Importance of Monitoring and Maintenance

Slope stabilization doesn’t end with the construction of stabilization elements. Regular monitoring and maintenance are crucial to ensuring the continued effectiveness of stabilization measures. Periodic inspections and adjustments can identify potential issues before they escalate.

Case Studies: Successful Slope Stabilization Projects

  • Gallatin County Slide Repair (Warsaw, KY): The Kentucky Transportation Cabinet (KYTC) contracted Schnabel to reconstruct a 1.25-mile-long section of the U.S. 42 highway that has been prone to landslides. Schnabel successfully installed a tieback retaining wall to help stabilize the existing landslides. This allowed the highway to reopen five months ahead of schedule and just in time for Memorial Day weekend. More information about this project can be found here.
  • Cal Poly Slide Repair (San Luis Obispo, CA): The project helped to stabilize a landslide behind the Cal Poly Fremont Hall dorms that caused an immediate evacuation of the dorm in the middle of the school year. Schnabel designed a tieback earth retention system that allowed the dorms to open up to students again after a three-year shutdown. To read Cal Poly’s article on the project, click here.

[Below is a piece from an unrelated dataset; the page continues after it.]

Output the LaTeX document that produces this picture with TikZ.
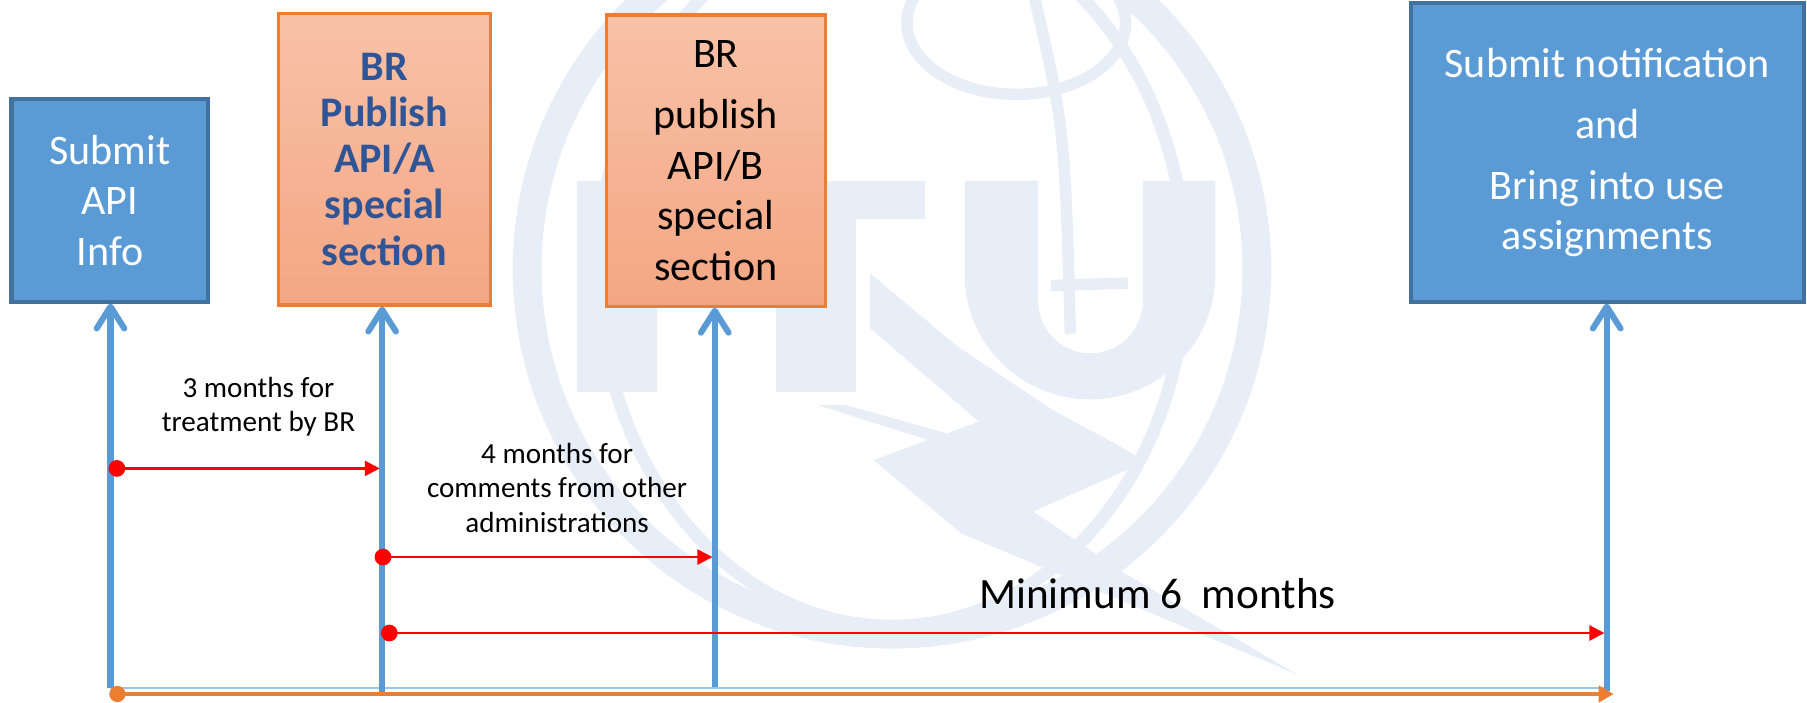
\documentclass[tikz,border=0pt]{standalone}
\usepackage{fontspec}
\setmainfont{Carlito}
\usepackage{xcolor}
\usepackage{tikz}
\usetikzlibrary{arrows.meta, positioning}

\definecolor{boxblue}{RGB}{91,155,213}
\definecolor{boxedge}{RGB}{65,113,156}
\definecolor{pubtop}{RGB}{248,194,168}
\definecolor{pubbottom}{RGB}{244,166,131}
\definecolor{pubedge}{RGB}{237,125,49}
\definecolor{pubtext}{RGB}{47,85,151}
\definecolor{axisorange}{RGB}{237,125,49}
\definecolor{axisblue}{RGB}{157,195,230}
\definecolor{ituwater}{RGB}{231,238,248}

\begin{document}
\begin{tikzpicture}[
    submit/.style={rectangle, draw=boxedge, line width=1pt, fill=boxblue, text=white, align=center, inner sep=0pt, font=\fontsize{10.4}{12.5}\selectfont},
    publish/.style={rectangle, draw=pubedge, line width=0.8pt, top color=pubtop, bottom color=pubbottom, align=center, inner sep=0pt, font=\fontsize{10.4}{12.5}\selectfont},
    timeline/.style={draw=boxblue, line width=1.5pt, -{Straight Barb[length=0.19cm, width=0.24cm, round]}},
    period/.style={red, line width=0.6pt, {Circle[length=0.145cm]}-{Triangle[length=0.13cm, width=0.13cm]}},
    note/.style={align=center, font=\fontsize{7.2}{8.5}\selectfont}
]
\useasboundingbox (0,0) rectangle (15.70,6.10);
\clip (0,0) rectangle (15.70,6.10);

% ITU watermark
\begin{scope}[color=ituwater]
\draw[line width=0.25cm] (7.75,3.76) circle (3.17);
\draw[line width=0.11cm] (7.75,3.76) ellipse (2.55 and 3.1);
\draw[line width=0.1cm] (8.83,5.90) ellipse (0.95 and 0.62);
\draw[line width=0.1cm] (8.97,6.2) .. controls (9.25,5.0) .. (9.30,3.2);
\draw[line width=0.1cm] (9.13,3.62) -- (9.80,3.64);
\fill (5.01,2.69) rectangle (5.71,4.53);
\fill (6.13,4.20) rectangle (8.04,4.53);
\fill (6.74,2.69) rectangle (7.44,4.20);
\fill (8.38,4.53) -- (8.38,3.72) arc[start angle=180, end angle=360, radius=1.09] -- (10.56,4.53) -- (9.93,4.53) -- (9.93,3.485) arc[start angle=0, end angle=-180, radius=0.455] -- (9.02,4.53) -- cycle;
\fill (7.560,3.725) -- (8.322,3.088) -- (9.145,2.538) -- (9.709,2.234) -- (9.953,2.089) -- (8.977,1.655) -- (9.557,1.264) -- (9.770,1.119) -- (11.279,0.236) -- (8.352,1.466) -- (7.590,2.103) -- (8.063,2.277) -- (7.102,2.581) -- (7.346,2.581) -- (8.230,2.335) -- (8.505,2.437) -- (7.560,3.247) -- cycle;
\end{scope}

% Steps
\node[submit, minimum width=1.71cm, minimum height=1.76cm] (api) at (0.955,4.36) {Submit\\API\\Info};
\node[publish, minimum width=1.84cm, minimum height=2.53cm, text=pubtext, font=\bfseries\fontsize{10.4}{11.4}\selectfont] (pubA) at (3.34,4.715) {BR\\Publish\\API/A\\special\\section};
\node[publish, minimum width=1.90cm, minimum height=2.53cm] (pubB) at (6.22,4.705) {BR\\[2.6pt]publish\\API/B\\special\\section};
\node[submit, minimum width=3.41cm, minimum height=2.59cm] (notif) at (13.965,4.775) {Submit notification\\[2.6pt]and\\[2.6pt]Bring into use\\assignments};

% Time lines
\coordinate (t1) at (0.96,0.12);
\coordinate (t2) at (3.32,0.09);
\coordinate (t3) at (6.21,0.13);
\coordinate (t4) at (13.96,0.10);

\draw[axisblue, line width=0.6pt] (t1) -- (t1 -| t4);
\draw[timeline] (t1) -- (t1 |- api.south);
\draw[timeline] (t2) -- (t2 |- pubA.south);
\draw[timeline] (t3) -- (t3 |- pubB.south);
\draw[timeline] (t4) -- (t4 |- notif.south);

\coordinate (start) at (0.95,0.07);
\coordinate (end) at (14.02,0.07);
\draw[axisorange, line width=1pt, {Circle[length=0.14cm]}-{Triangle[length=0.13cm, width=0.14cm]}] (start) -- (end);

% Periods
\coordinate (treatL) at (0.943,2.03);
\coordinate (treatR) at (3.30,2.03);
\coordinate (commL) at (3.255,1.26);
\coordinate (commR) at (6.19,1.26);
\coordinate (minL) at (3.31,0.60);
\coordinate (minR) at (13.94,0.60);

\draw[period] (treatL) -- (treatR);
\draw[period] (commL) -- (commR);
\draw[period] (minL) -- (minR);

\node[note] (treat) at (2.246,2.567) {3 months for\\treatment by BR};
\node[note] (comm) at (4.84,1.861) {4 months for\\comments from other\\administrations};
\node[font=\fontsize{10.7}{12.8}\selectfont] (minimum) at (10.057,0.94) {Minimum 6\ \ months};

\end{tikzpicture}
\end{document}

Slope Stabilization Solutions From Schnabel

As a leading design/build contractor, Schnabel offers a wide range of solutions to stabilize landslides effectively. With our expertise in landslide repair and control services, we can address your unique project needs and overcome challenging environmental conditions with confidence. With more than 60 years of experience, we have mastered various landslide stabilization methods involving tiedback permanent walls, tiedback discrete structural elements, soldier piles, secant piles, and soil nailing. We carefully select and expertly execute these methods based on the characteristics and requirements of your site.

FAQs (Frequently Asked Questions)

  1. Can slope stabilization prevent all types of landslides? While slope stabilization significantly reduces the risk of landslides, certain extreme conditions like rapid and intense rainfall might still trigger landslides.
  2. Why is slope stabilization important? Slope stabilization is crucial to protect the environment, infrastructure, and human lives from the hazards of slope instability.
  3. Can slope stabilization methods be applied to both natural and man-made slopes? Yes, slope stabilization methods are versatile and can be applied to both natural landscapes and engineered slopes.